Foreground, from left: Russian Prime Minister Dmitry Medvedev and Prime Minister of Thailand Prayut Chan-o-cha near the Bronze Horseman, an equestrian statue of Peter the Great, on Senate Square in St. Petersburg.Ekaterina Shtukina / RIA Novosti
If at the end of the 19th century, the King of Siam, Rama V, was looking to St. Petersburg for political support to defend the independence of his country from England and France, Thailand's Prime Minister, Gen Prayuth Chan-o-cha, who took seven trade and business-related ministers with him to the city this week, only had the Kingdom’s economy in mind.
“The countries that have technologies can cope better with financial crises,” he said at the Russian-Thai Business Forum at the Four Seasons Hotel near St. Isaac's Cathedral on the day before the ASEAN-Russia summit in Sochi.
But before describing what his country needs from Russia, Gen Prayuth took an indirect swipe at the U.S. He thanked his hosts for not interfering in the internal affairs of Thailand, and made it clear that his government’s foreign policy was guided by domestic politics. “Our priority is the well-being of the Thai people,” he said. “We want Thailand to flourish.”
If we break down the prime minister’s 90-minute speech, it becomes clear that Thailand is looking for three things from Russia: a market for Thai goods (80 percent of Thailand's revenues come from exports), technologies and investments.
“We cannot wait,” he said. “We have to work and increase our trade turnover fivefold in five years.” In 2015, this figure amounted to only $2 billion. However, he lamented the fact that although Russia and Thailand had “similar intentions,” the countries apparently “did not understand each other very well.”Whether deliberately or not, Chan-o-cha never used the words “oil” or “gas,” when speaking in a country, which is accused of being excessively dependent on energy exports.
Instead, he spoke about technologies. He mentioned the need for a balance between industrial development and the preservation of nature, and how this could be achieved by using green technologies. Chan-o-cha also called for the creation of institutions with Russia to study innovation.
He emphasized the fact that better technology would give added value to Thailand’s traditional export goods and reduce the impact of climate change.
“We want Russia to help our country in the development of innovative technologies, so that our products become more competitive… Technology is also a kind of investment,” Chan-o-cha said, while giving a detailed list of industries, where there is a need for technologies such as agriculture, aircraft and mechanical engineering, and robotics.
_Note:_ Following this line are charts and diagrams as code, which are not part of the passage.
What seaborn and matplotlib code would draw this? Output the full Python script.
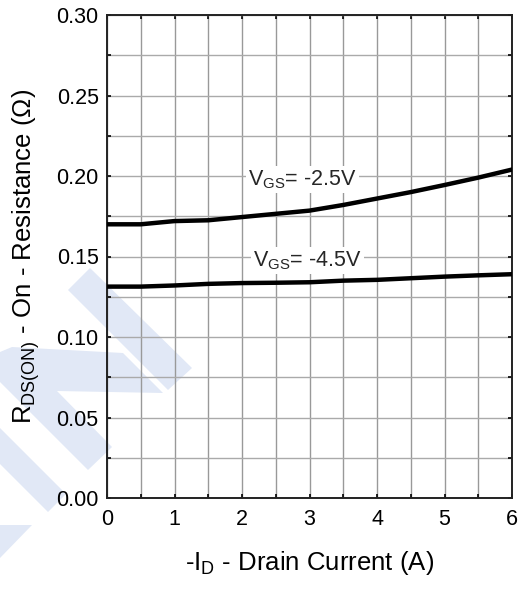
import numpy as np
import pandas as pd
import matplotlib
matplotlib.use("Agg")
import matplotlib.pyplot as plt
from matplotlib.patches import Polygon
from matplotlib.ticker import MultipleLocator
import seaborn as sns

# ---- data ----
drain_current = [0, 0.5, 1, 1.5, 2, 2.5, 3, 3.5, 4, 4.5, 5, 5.5, 6]
rds_vgs_25 = [0.170, 0.170, 0.172, 0.1725, 0.1745, 0.1765, 0.1785, 0.182, 0.186, 0.190, 0.1944, 0.199, 0.204]
rds_vgs_45 = [0.1313, 0.1313, 0.132, 0.133, 0.1335, 0.1337, 0.134, 0.135, 0.1355, 0.1365, 0.1375, 0.1383, 0.139]
series_names = ["VGS=-2.5V", "VGS=-4.5V"]
label_texts = [r"V$_{\mathregular{GS}}$= -2.5V", r"V$_{\mathregular{GS}}$= -4.5V"]
x_ticks = [0, 1, 2, 3, 4, 5, 6]
y_ticks = [0.00, 0.05, 0.10, 0.15, 0.20, 0.25, 0.30]

df = pd.DataFrame({
    "Id": drain_current * 2,
    "Rds": rds_vgs_25 + rds_vgs_45,
    "series": [series_names[0]] * len(drain_current) + [series_names[1]] * len(drain_current),
})

sns.set_theme(style="white")
plt.rcParams["font.family"] = ["Liberation Sans", "DejaVu Sans"]
plt.rcParams["mathtext.fontset"] = "custom"
plt.rcParams["mathtext.rm"] = "Liberation Sans"
plt.rcParams["mathtext.it"] = "Liberation Sans"

W, H = 525, 594
fig = plt.figure(figsize=(W / 100, H / 100), dpi=100)
fig.patch.set_facecolor("white")

# watermark (figure pixel coords)
wm_color = "#e1e8f6"
wm_shapes = [
    [(68, 290), (90, 268), (192, 368), (168, 390)],
    [(0, 352), (12, 347), (123, 353), (163, 393), (57, 391), (112, 447), (88, 470), (0, 382)],
    [(0, 428), (66, 494), (48, 512), (0, 464)],
    [(0, 525), (32, 525), (0, 558)],
]
for shp in wm_shapes:
    pts = [(x / W, 1 - y / H) for x, y in shp]
    fig.patches.append(Polygon(pts, closed=True, facecolor=wm_color, edgecolor="none",
                               transform=fig.transFigure, zorder=-5))

ax = fig.add_axes([107 / W, 1 - 498 / H, (512 - 107) / W, (498 - 15) / H])
ax.patch.set_alpha(0)

sns.lineplot(data=df, x="Id", y="Rds", hue="series", palette=["black", "black"],
             linewidth=3.2, legend=False, ax=ax, zorder=3)

ax.set_xlim(0, 6)
ax.set_ylim(0, 0.30)
ax.set_xticks(x_ticks)
ax.set_yticks(y_ticks)
ax.set_xticklabels([str(t) for t in x_ticks])
ax.set_yticklabels([f"{t:.2f}" for t in y_ticks])
ax.xaxis.set_minor_locator(MultipleLocator(0.5))
ax.yaxis.set_minor_locator(MultipleLocator(0.025))

ax.grid(True, which="both", axis="x", color="#999999", linewidth=1.0)
ax.grid(True, which="both", axis="y", color="#aaaaaa", linewidth=1.0)
ax.set_axisbelow(True)

ax.tick_params(which="both", direction="in", length=3, width=1.2, color="black",
               top=True, right=True, bottom=True, left=True)
ax.tick_params(which="major", labelsize=15.5, labelcolor="black")
ax.tick_params(axis="x", which="major", pad=8)
ax.tick_params(axis="y", which="major", pad=6)

for s in ax.spines.values():
    s.set_visible(True)
    s.set_color("#222222")
    s.set_linewidth(1.4)

ax.set_xlabel(r"-I$_{\mathregular{D}}$ - Drain Current (A)", fontsize=18.5, color="black")
ax.set_ylabel(r"R$_{\mathregular{DS(ON)}}$ - On - Resistance ($\Omega$)", fontsize=18.5, color="black")
ax.xaxis.set_label_coords(0.5, -0.105)
ax.yaxis.set_label_coords(-0.16, 0.5)

ax.text(2.09, 0.1944, label_texts[0], fontsize=15.5, va="baseline", ha="left", zorder=4,
        bbox=dict(facecolor="white", edgecolor="none", pad=1.5))
ax.text(2.16, 0.1437, label_texts[1], fontsize=15.5, va="baseline", ha="left", zorder=4,
        bbox=dict(facecolor="white", edgecolor="none", pad=1.5))

fig.savefig("out.png", dpi=100)
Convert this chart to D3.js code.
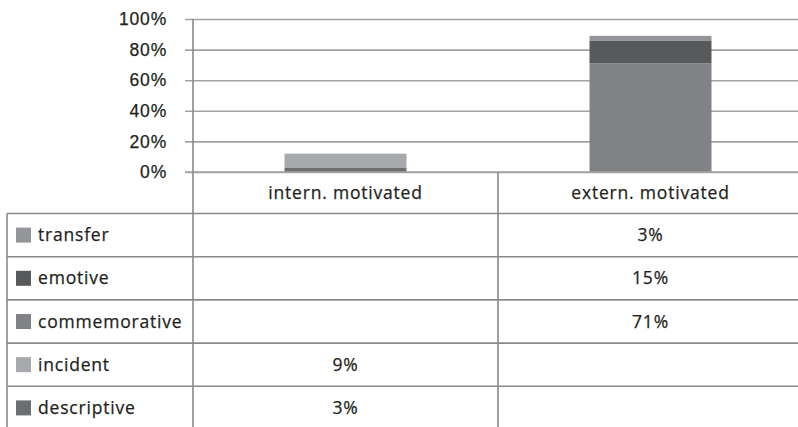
<!DOCTYPE html>
<html>
<head>
<meta charset="utf-8">
<script src="https://cdn.jsdelivr.net/npm/d3@7"></script>
<style>
  body { margin: 0; background: #fff; }
  svg { display: block; font-family: "Open Sans", sans-serif; }
  svg text { font-size: 17.5px; letter-spacing: 0.8px; fill: #231f20; stroke: #231f20; stroke-width: 0.25px; }
</style>
</head>
<body>
<div id="container"></div>
<script>
// data (percent, null = empty cell)
const categories = ["intern. motivated", "extern. motivated"];
const seriesNames = ["descriptive", "incident", "commemorative", "emotive", "transfer"];
const descriptive = [3, null];
const incident = [9, null];
const commemorative = [null, 71];
const emotive = [null, 15];
const transfer = [null, 3];
const yTicks = [0, 20, 40, 60, 80, 100];
const colors = ["#6d6e71", "#a7a9ac", "#808285", "#58595b", "#939598"];

const width = 798, height = 427;
const plotLeft = 193, plotTop = 19, plotBottom = 172;
const tableLeft = 7, tableTop = 213.5, rowH = 43.2;

const seriesValues = [descriptive, incident, commemorative, emotive, transfer];
const rows = categories.map((c, i) => {
  const r = {category: c};
  seriesNames.forEach((s, j) => r[s] = seriesValues[j][i] || 0);
  return r;
});
const stacked = d3.stack().keys(seriesNames)(rows);

const svg = d3.select("#container").append("svg")
  .attr("width", width)
  .attr("height", height);

const xScale = d3.scaleBand()
  .domain(categories)
  .range([plotLeft, plotLeft + 2 * 305]);

const yScale = d3.scaleLinear()
  .domain([0, 100])
  .range([plotBottom, plotTop]);

const color = d3.scaleOrdinal().domain(seriesNames).range(colors);

// gridlines + y labels
const yAxis = g => g
  .call(d3.axisLeft(yScale).tickValues(yTicks).tickFormat(d => d + "%")
    .tickSize(-(width - plotLeft)).tickPadding(26))
  .call(g => g.select(".domain").remove())
  .call(g => g.selectAll(".tick line")
    .attr("x1", -8)
    .attr("stroke", "#a3a3a3").attr("stroke-width", 1.6))
  .call(g => g.selectAll(".tick text")
    .attr("fill", null)
    .attr("font-family", null).attr("font-size", null));

svg.append("g")
  .attr("transform", `translate(${plotLeft},0)`)
  .call(yAxis);

// stacked bars
const barW = xScale.bandwidth() * 0.4;
svg.append("g").selectAll("g")
  .data(stacked)
  .join("g")
  .attr("fill", d => color(d.key))
  .selectAll("rect")
  .data(d => d)
  .join("rect")
  .attr("x", d => xScale(d.data.category) + (xScale.bandwidth() - barW) / 2)
  .attr("width", barW)
  .attr("y", d => yScale(d[1]))
  .attr("height", d => yScale(d[0]) - yScale(d[1]));

// table lines
const lineColor = "#8a8a8a";
const lines = svg.append("g").attr("stroke", lineColor).attr("stroke-width", 1.6);
lines.append("line")
  .attr("x1", plotLeft - 8).attr("x2", width)
  .attr("y1", plotBottom).attr("y2", plotBottom)
  .attr("stroke", "#a3a3a3");
lines.append("line")
  .attr("x1", plotLeft).attr("x2", plotLeft)
  .attr("y1", plotTop).attr("y2", height);
lines.append("line")
  .attr("x1", xScale(categories[1])).attr("x2", xScale(categories[1]))
  .attr("y1", plotBottom).attr("y2", height);
lines.append("line")
  .attr("x1", tableLeft).attr("x2", tableLeft)
  .attr("y1", tableTop).attr("y2", height);

const tableRows = seriesNames.slice().reverse();
lines.selectAll(".hline")
  .data(d3.range(tableRows.length))
  .join("line")
  .attr("class", "hline")
  .attr("x1", tableLeft).attr("x2", width)
  .attr("y1", i => tableTop + i * rowH).attr("y2", i => tableTop + i * rowH);

// header row
svg.append("g").selectAll("text")
  .data(categories)
  .join("text")
  .attr("x", d => xScale(d) + xScale.bandwidth() / 2)
  .attr("y", (plotBottom + tableTop) / 2)
  .attr("dy", "0.35em")
  .attr("text-anchor", "middle")
  .text(d => d);

// legend column + values
const rowG = svg.append("g").selectAll("g")
  .data(tableRows)
  .join("g")
  .attr("transform", (d, i) => `translate(0,${tableTop + i * rowH + rowH / 2})`);

rowG.append("rect")
  .attr("x", 16).attr("y", -7.5)
  .attr("width", 15).attr("height", 15)
  .attr("fill", d => color(d));

rowG.append("text")
  .attr("x", 38).attr("dy", "0.35em")
  .text(d => d);

rowG.selectAll(".val")
  .data(s => categories.map((c, i) => ({c, v: seriesValues[seriesNames.indexOf(s)][i]})))
  .join("text")
  .attr("class", "val")
  .attr("x", d => xScale(d.c) + xScale.bandwidth() / 2)
  .attr("dy", "0.35em")
  .attr("text-anchor", "middle")
  .text(d => d.v == null ? "" : d.v + "%");
</script>
</body>
</html>
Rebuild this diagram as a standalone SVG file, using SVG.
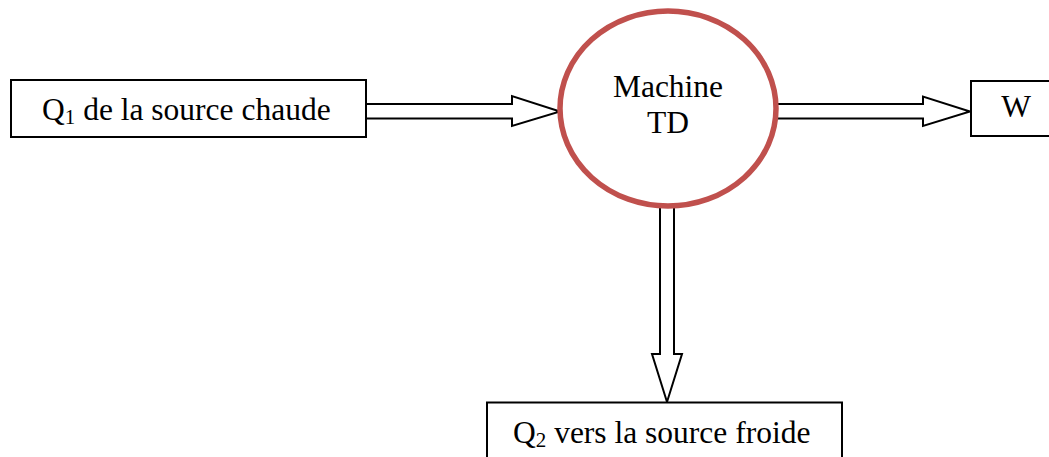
<svg xmlns="http://www.w3.org/2000/svg" width="1049" height="457" viewBox="0 0 1049 457">
<style>
.box{fill:#fff;stroke:#000;stroke-width:2}
.arr{fill:#fff;stroke:#000;stroke-width:2;stroke-linejoin:miter}
.t{font-family:"Liberation Serif","Times New Roman",serif;font-size:31.5px;fill:#000}
.sub{font-size:21px}
</style>
<rect width="1049" height="457" fill="#fff"/>
<g id="connectors">
<path class="arr" d="M366,104 H512 V96 L560,111.5 L512,126 V118.5 H366"/>
<path class="arr" d="M776,104 H923 V96.5 L970,111.5 L923,126 V118.5 H776 Z"/>
<path class="arr" d="M660,207 V354 H652 L667,402 L682,354 H674 V207 Z"/>
</g>
<g id="n1">
<rect class="box" x="11" y="80" width="355" height="57"/>
<text class="t" x="42" y="120">Q<tspan class="sub" dy="4">1</tspan><tspan dy="-4"> de la source chaude</tspan></text>
</g>
<g id="machine">
<ellipse cx="668" cy="108.5" rx="108" ry="97.5" fill="#fff" stroke="#c0504d" stroke-width="5.5"/>
<text class="t" x="668" y="97" text-anchor="middle">Machine</text>
<text class="t" x="668" y="133" text-anchor="middle">TD</text>
</g>
<g id="w">
<rect class="box" x="971" y="81" width="100" height="55"/>
<text class="t" x="1016" y="117" text-anchor="middle">W</text>
</g>
<g id="n2">
<rect class="box" x="487" y="402.5" width="355" height="70"/>
<text class="t" x="513" y="443">Q<tspan class="sub" dy="4">2</tspan><tspan dy="-4"> vers la source froide</tspan></text>
</g>
</svg>
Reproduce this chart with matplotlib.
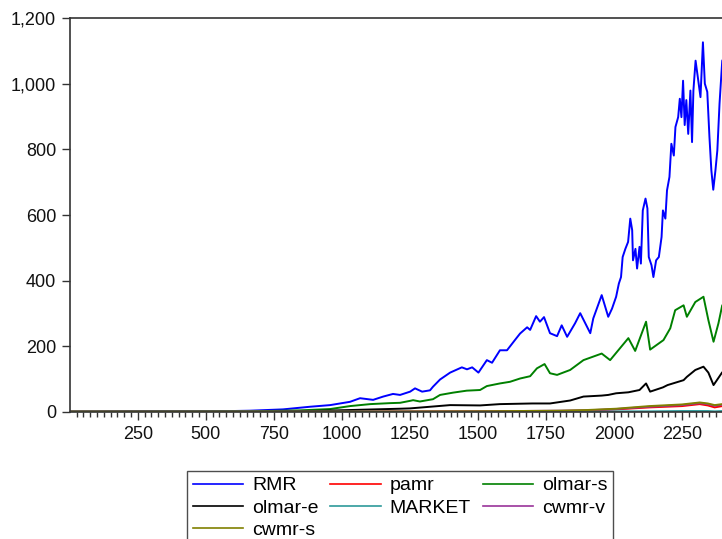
import numpy as np
import matplotlib
matplotlib.use("Agg")
import matplotlib.pyplot as plt
from matplotlib.ticker import MultipleLocator, FuncFormatter

# cumulative wealth (day index, value)
rmr_t = [1, 150, 295, 479, 600, 663, 784, 883, 957, 1030, 1067, 1115, 1152, 1188, 1214,
         1251, 1269, 1295, 1324, 1335, 1361, 1398, 1441, 1460, 1479, 1502, 1533, 1552, 1581,
         1607, 1636, 1655, 1681, 1692, 1714, 1728, 1743, 1765, 1791, 1808, 1828, 1857, 1876,
         1913, 1924, 1955, 1979, 1993, 2008, 2018, 2026, 2032, 2042, 2052, 2060, 2067, 2070,
         2079, 2085, 2094, 2099, 2106, 2116, 2123, 2128, 2138, 2145, 2155, 2165, 2175, 2180,
         2189, 2195, 2204, 2211, 2220, 2226, 2236, 2242, 2248, 2254, 2260, 2266, 2273, 2281,
         2287, 2292, 2300, 2309, 2318, 2327, 2334, 2343, 2351, 2358, 2365, 2373, 2380, 2388,
         2398, 2420]
rmr_v = [1, 2, 3, 3, 3, 4, 8, 16, 21, 31, 42, 37, 47, 55, 52,
         62, 72, 62, 66, 77, 99, 120, 136, 130, 136, 120, 158, 150, 188,
         188, 219, 239, 258, 250, 292, 275, 289, 240, 231, 264, 229, 270, 301,
         240, 285, 356, 290, 315, 351, 391, 411, 472, 497, 518, 589, 554, 462,
         497, 437, 503, 452, 614, 650, 620, 472, 447, 411, 462, 472, 533, 614,
         589, 675, 716, 817, 781, 868, 898, 954, 898, 1009, 874, 950, 847, 979,
         822, 979, 1070, 1015, 959, 1126, 1000, 975, 837, 736, 677, 736, 797, 939,
         1070, 1100]

olms_t = [1, 663, 846, 957, 1030, 1104, 1177, 1214, 1251, 1262, 1287, 1335, 1361, 1409, 1459,
          1508, 1533, 1581, 1618, 1655, 1692, 1717, 1745, 1765, 1791, 1839, 1888, 1955, 1986,
          2053, 2078, 2118, 2133, 2182, 2207, 2225, 2256, 2268, 2299, 2329, 2347, 2366, 2384,
          2398, 2420]
olms_v = [1, 2, 5, 9, 18, 24, 27, 28, 34, 36, 32, 39, 52, 59, 65,
          67, 79, 87, 92, 102, 109, 133, 146, 118, 113, 128, 158, 178, 158,
          225, 186, 275, 190, 219, 255, 310, 325, 290, 335, 351, 280, 214, 270,
          325, 340]

olme_t = [1, 663, 883, 1030, 1214, 1251, 1398, 1508, 1581, 1700, 1765, 1839, 1888, 1955, 1979,
          2008, 2053, 2094, 2118, 2133, 2180, 2197, 2256, 2268, 2299, 2329, 2347, 2366, 2398, 2420]
olme_v = [1, 1, 3, 6, 10, 11, 21, 20, 24, 26, 26, 35, 47, 50, 52,
          57, 60, 67, 87, 62, 75, 82, 97, 107, 128, 138, 120, 82, 121, 125]

small_t = [1, 1000, 1500, 1800, 1900, 2008, 2130, 2250, 2315, 2345, 2370, 2398, 2420]
pamr_v = [1, 1, 2, 3, 4, 8, 14, 18, 24, 20, 14, 18, 19]
market_v = [1, 1, 1, 2, 2, 2, 2, 3, 3, 3, 2, 3, 3]
cwmrv_v = [1, 1, 2, 4, 5, 9, 16, 21, 27, 24, 19, 22, 23]
cwmrs_v = [1, 1, 2, 4, 6, 10, 18, 23, 29, 26, 21, 24, 25]

plt.rcParams['font.family'] = ['Liberation Sans', 'DejaVu Sans']

fig = plt.figure(figsize=(7.22, 5.39), dpi=100)
# axes runs past the right edge, like the cropped original
ax = fig.add_axes([70 / 722, 127 / 539, 680 / 722, 394 / 539])

lw = 1.4
l_rmr, = ax.plot(rmr_t, rmr_v, color='#0000ff', lw=lw, label='RMR')
l_pamr, = ax.plot(small_t, pamr_v, color='#ff0000', lw=lw, label='pamr')
l_olms, = ax.plot(olms_t, olms_v, color='#008000', lw=lw, label='olmar-s')
l_olme, = ax.plot(olme_t, olme_v, color='#000000', lw=lw, label='olmar-e')
l_mkt, = ax.plot(small_t, market_v, color='#2e9a9a', lw=lw, label='MARKET')
l_cwv, = ax.plot(small_t, cwmrv_v, color='#993399', lw=lw, label='cwmr-v')
l_cws, = ax.plot(small_t, cwmrs_v, color='#808000', lw=lw, label='cwmr-s')

ax.set_xlim(1, 2500)
ax.set_ylim(0, 1200)
ax.yaxis.set_major_locator(MultipleLocator(200))
ax.yaxis.set_major_formatter(FuncFormatter(lambda v, p: f"{int(v):,}"))
ax.xaxis.set_major_locator(MultipleLocator(250))
ax.xaxis.set_minor_locator(MultipleLocator(25))
# 0 and 2500 are not labelled in the cropped original
ax.xaxis.set_major_formatter(FuncFormatter(lambda v, p: "" if v < 1 or v > 2400 else f"{int(v)}"))

for s in ax.spines.values():
    s.set_color('#333333')
    s.set_linewidth(1.2)
ax.tick_params(axis='both', which='major', direction='out', length=6, width=1,
               color='#333333', labelsize=13, labelcolor='#111111', pad=4)
ax.tick_params(axis='x', which='minor', direction='out', length=3.5, width=1, color='#333333')

handles = [l_rmr, l_olme, l_cws, l_pamr, l_mkt, l_olms, l_cwv]
leg = fig.legend(handles=handles, loc='upper left', bbox_to_anchor=(187 / 722, 1 - 471 / 539),
                 ncol=3, fontsize=14, frameon=True, fancybox=False, borderaxespad=0,
                 handlelength=2.6, handletextpad=0.45, columnspacing=0.6,
                 labelspacing=0.24, borderpad=0.3)
leg.get_frame().set_edgecolor('#222222')
leg.get_frame().set_linewidth(1)
for line in leg.get_lines():
    line.set_linewidth(1.2)

fig.savefig('out.png', dpi=100)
He also called on Russia to invest in Thailand. “We have a growing GDP (+3.2 percent in 2015) and very low annual inflation (+0.5 percent), so be confident in the Thai economy," Chan-o-cha said.
Sitting at the Montferrand Ballroom, Russian businessmen were not prepared for the fact that the Thai Prime Minister would say so much and in such detail. He essentially called on them to help upgrade the Thai economy. The Russian business community, however, accepted the challenge.
He added that the main barrier between Russia and Thailand is that there are areas where the parties have never cooperated. Repik said the countries needed to set ambitious goals.
As an example, he cited the private Russian-Thai Business House – established at the beginning of 2016 – through which $30 million worth of contracts has been signed between companies from the non-primary sectors of the economy.